The Core Image context can be created in two ways: as a GPU context using an EAGLContext or as a CPU-based context.

This defines where Core Image will do its work — where pixel data will be processed. Independent of that, both GPU- and CPU-based contexts can render to the CPU using the createCGImage(…), render(_, toBitmap, …) and render(_, toCVPixelBuffer, …), methods, as well as related methods.

It’s important to understand how this moves pixel data between the CPU and GPU, or keeps all data on either the CPU and GPU. Moving data across this boundary comes at a cost.

Buffers and Images

In our sample, we are using a few different buffers and images. This can be a bit confusing. The reason for this is quite simply that different frameworks have different uses for these “images.” Here’s a very quick overview to show which ones are CPU- and GPU-based, respectively:

Class Description
CIImage These can represent two things: image data or a recipe to generate image data.
The output of a CIFilter is very lightweight. It’s just a description of how it is generated and does not contain any actual pixel data.
If the output is image data, it can be either raw pixel NSData, a CGImage, a CVPixelBuffer, or an OpenGL texture.
CVImageBuffer This is an abstract superclass of CVPixelBuffer (CPU) and CVOpenGLESTexture (GPU).
CVPixelBuffer A Core Video pixel buffer is CPU based.
CMSampleBuffer A Core Media sample buffer wraps either a CMBlockBuffer or a CVImageBuffer, in addition to metadata.
CMBlockBuffer A Core Media block buffer is CPU based.

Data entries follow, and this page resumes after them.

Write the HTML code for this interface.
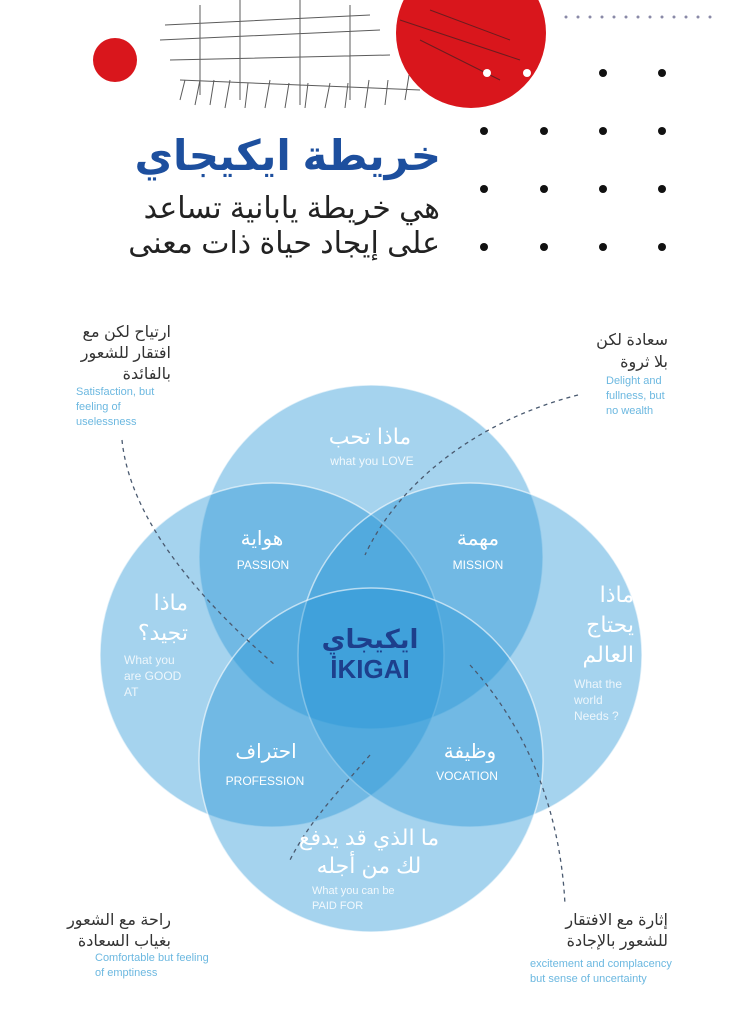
<!DOCTYPE html>
<html><head><meta charset="utf-8"><style>
body{margin:0;width:736px;height:1024px;background:#fff;overflow:hidden;font-family:"Liberation Sans","DejaVu Sans",sans-serif;}
</style></head><body>
<svg width="736" height="1024" viewBox="0 0 736 1024" xmlns="http://www.w3.org/2000/svg" style="position:absolute;left:0;top:0">
<!-- header -->
<g stroke="#333" stroke-width="1" fill="none" opacity="0.8">
<path d="M160 40 L380 30 M170 60 L390 55 M165 25 L370 15 M200 5 L200 95 M240 0 L240 100 M300 0 L300 105 M350 5 L350 100 M180 80 L420 90"/>
<path d="M180 100 l5 -20 M195 105 l5 -25 M210 105 l4 -25 M225 108 l5 -28 M245 108 l3 -25 M265 108 l5 -28 M285 108 l4 -25 M305 108 l3 -25 M325 108 l5 -25 M345 108 l3 -25 M365 108 l4 -28 M385 105 l3 -25 M405 100 l4 -25"/>
</g>
<circle cx="471" cy="33" r="75" fill="#d9161c"/>
<g stroke="#222" stroke-width="1" fill="none" opacity="0.6">
<path d="M400 20 L520 60 M420 40 L500 80 M430 10 L510 40"/>
</g>
<circle cx="115" cy="60" r="22" fill="#d9161c"/>
<circle cx="487" cy="73" r="4" fill="#fff"/><circle cx="527" cy="73" r="4" fill="#fff"/>
<g fill="#111">
<circle cx="603" cy="73" r="4"/><circle cx="662" cy="73" r="4"/>
<circle cx="484" cy="131" r="4"/><circle cx="544" cy="131" r="4"/><circle cx="603" cy="131" r="4"/><circle cx="662" cy="131" r="4"/>
<circle cx="484" cy="189" r="4"/><circle cx="544" cy="189" r="4"/><circle cx="603" cy="189" r="4"/><circle cx="662" cy="189" r="4"/>
<circle cx="484" cy="247" r="4"/><circle cx="544" cy="247" r="4"/><circle cx="603" cy="247" r="4"/><circle cx="662" cy="247" r="4"/>
</g>
<g fill="#8a8aa8">
<circle cx="566" cy="17" r="1.5"/><circle cx="578" cy="17" r="1.5"/><circle cx="590" cy="17" r="1.5"/><circle cx="602" cy="17" r="1.5"/><circle cx="614" cy="17" r="1.5"/><circle cx="626" cy="17" r="1.5"/><circle cx="638" cy="17" r="1.5"/><circle cx="650" cy="17" r="1.5"/><circle cx="662" cy="17" r="1.5"/><circle cx="674" cy="17" r="1.5"/><circle cx="686" cy="17" r="1.5"/><circle cx="698" cy="17" r="1.5"/><circle cx="710" cy="17" r="1.5"/>
</g>
<g font-family="'Liberation Sans','DejaVu Sans',sans-serif" text-anchor="start" direction="rtl">
<text x="441" y="170" font-size="42" font-weight="bold" fill="#1d4f9e">خريطة ايكيجاي</text>
<text x="440" y="218" font-size="30" fill="#222">هي خريطة يابانية تساعد</text>
<text x="440" y="253" font-size="30" fill="#222">على إيجاد حياة ذات معنى</text>
</g>
<!-- circles -->
<g fill="rgb(40,150,215)" fill-opacity="0.42" stroke="#fff" stroke-opacity="0.6" stroke-width="1.5">
<circle cx="371" cy="557" r="172"/>
<circle cx="272" cy="655" r="172"/>
<circle cx="470" cy="655" r="172"/>
<circle cx="371" cy="760" r="172"/>
</g>
<!-- dashed connectors -->
<g stroke="#4a5a70" stroke-width="1.3" fill="none" stroke-dasharray="4 4">
<path d="M122 440 C130 520 200 600 275 665"/>
<path d="M578 395 C480 420 400 480 365 555"/>
<path d="M470 665 C520 720 560 800 565 905"/>
<path d="M370 755 C340 790 310 820 290 860"/>
</g>
<g font-family="'Liberation Sans','DejaVu Sans',sans-serif" text-anchor="middle" fill="#fff">
<text x="370" y="444" font-size="22" direction="rtl">ماذا تحب</text>
<text x="372" y="465" font-size="12" fill-opacity="0.85">what you LOVE</text>
<text x="262" y="545" font-size="20" direction="rtl">هواية</text>
<text x="263" y="569" font-size="12">PASSION</text>
<text x="478" y="545" font-size="20" direction="rtl">مهمة</text>
<text x="478" y="569" font-size="12">MISSION</text>
<text x="467" y="780" font-size="12">VOCATION</text>
<text x="470" y="758" font-size="20" direction="rtl">وظيفة</text>
<text x="266" y="758" font-size="20" direction="rtl">احتراف</text>
<text x="265" y="785" font-size="12">PROFESSION</text>
<text x="369" y="845" font-size="22" direction="rtl">ما الذي قد يدفع</text>
<text x="369" y="873" font-size="22" direction="rtl">لك من أجله</text>
</g>
<g font-family="'Liberation Sans','DejaVu Sans',sans-serif" fill="#fff">
<text x="312" y="894" font-size="11" fill-opacity="0.85">What you can be</text>
<text x="312" y="909" font-size="11" fill-opacity="0.85">PAID FOR</text>
<text x="188" y="610" font-size="22" text-anchor="start" direction="rtl">ماذا</text>
<text x="188" y="640" font-size="22" text-anchor="start" direction="rtl">تجيد؟</text>
<text x="124" y="664" font-size="12" fill-opacity="0.8">What you</text>
<text x="124" y="680" font-size="12" fill-opacity="0.8">are GOOD</text>
<text x="124" y="696" font-size="12" fill-opacity="0.8">AT</text>
<text x="634" y="602" font-size="22" text-anchor="start" direction="rtl">ماذا</text>
<text x="634" y="632" font-size="22" text-anchor="start" direction="rtl">يحتاج</text>
<text x="634" y="662" font-size="22" text-anchor="start" direction="rtl">العالم</text>
<text x="574" y="688" font-size="12" fill-opacity="0.8">What the</text>
<text x="574" y="704" font-size="12" fill-opacity="0.8">world</text>
<text x="574" y="720" font-size="12" fill-opacity="0.8">Needs ?</text>
</g>
<g font-family="'Liberation Sans','DejaVu Sans',sans-serif" text-anchor="middle">
<text x="370" y="648" font-size="26" font-weight="bold" fill="#1d3f8c" direction="rtl">ايكيجاي</text>
<text x="370" y="678" font-size="26" font-weight="bold" fill="#1d3f8c">İKIGAI</text>
</g>
<!-- corner notes -->
<g font-family="'Liberation Sans','DejaVu Sans',sans-serif">
<g text-anchor="start" direction="rtl" fill="#333" font-size="16">
<text x="171" y="337">ارتياح لكن مع</text>
<text x="171" y="358">افتقار للشعور</text>
<text x="171" y="379">بالفائدة</text>
<text x="668" y="345">سعادة لكن</text>
<text x="668" y="367">بلا ثروة</text>
<text x="171" y="925">راحة مع الشعور</text>
<text x="171" y="946">بغياب السعادة</text>
<text x="668" y="925">إثارة مع الافتقار</text>
<text x="668" y="946">للشعور بالإجادة</text>
</g>
<g fill="#6cb8e0" font-size="11">
<text x="76" y="395">Satisfaction, but</text>
<text x="76" y="410">feeling of</text>
<text x="76" y="425">uselessness</text>
<text x="606" y="384">Delight and</text>
<text x="606" y="399">fullness, but</text>
<text x="606" y="414">no wealth</text>
<text x="95" y="961">Comfortable but feeling</text>
<text x="95" y="976">of emptiness</text>
<text x="530" y="967">excitement and complacency</text>
<text x="530" y="982">but sense of uncertainty</text>
</g>
</g>
</svg>
</body></html>
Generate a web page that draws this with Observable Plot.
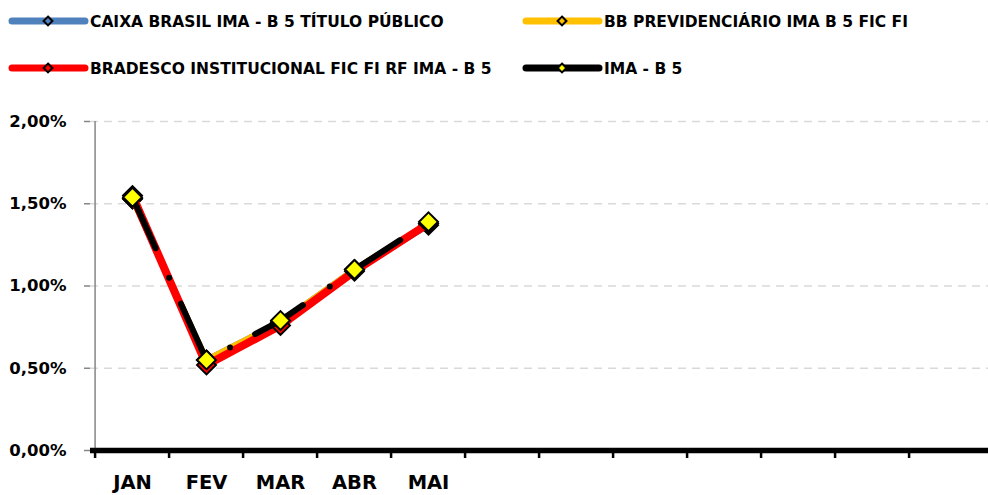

Note that CIImage has quite a few convenience methods to, for example, load an image from JPEG data or a UIImage directly. Behind the scenes, these will use a CGImage-based CIImage.

Conclusion

Core Image is a great tool for manipulating live video. When you have the proper setup, the performance is great — just make sure there are no roundtrips between the GPU and CPU. By using filters creatively, you can achieve very interesting effects that go way beyond a simple hue or sepia filter. All this code can be easily abstracted, and a solid understanding of where the different objects live (on the GPU or CPU) helps in getting the necessary performance.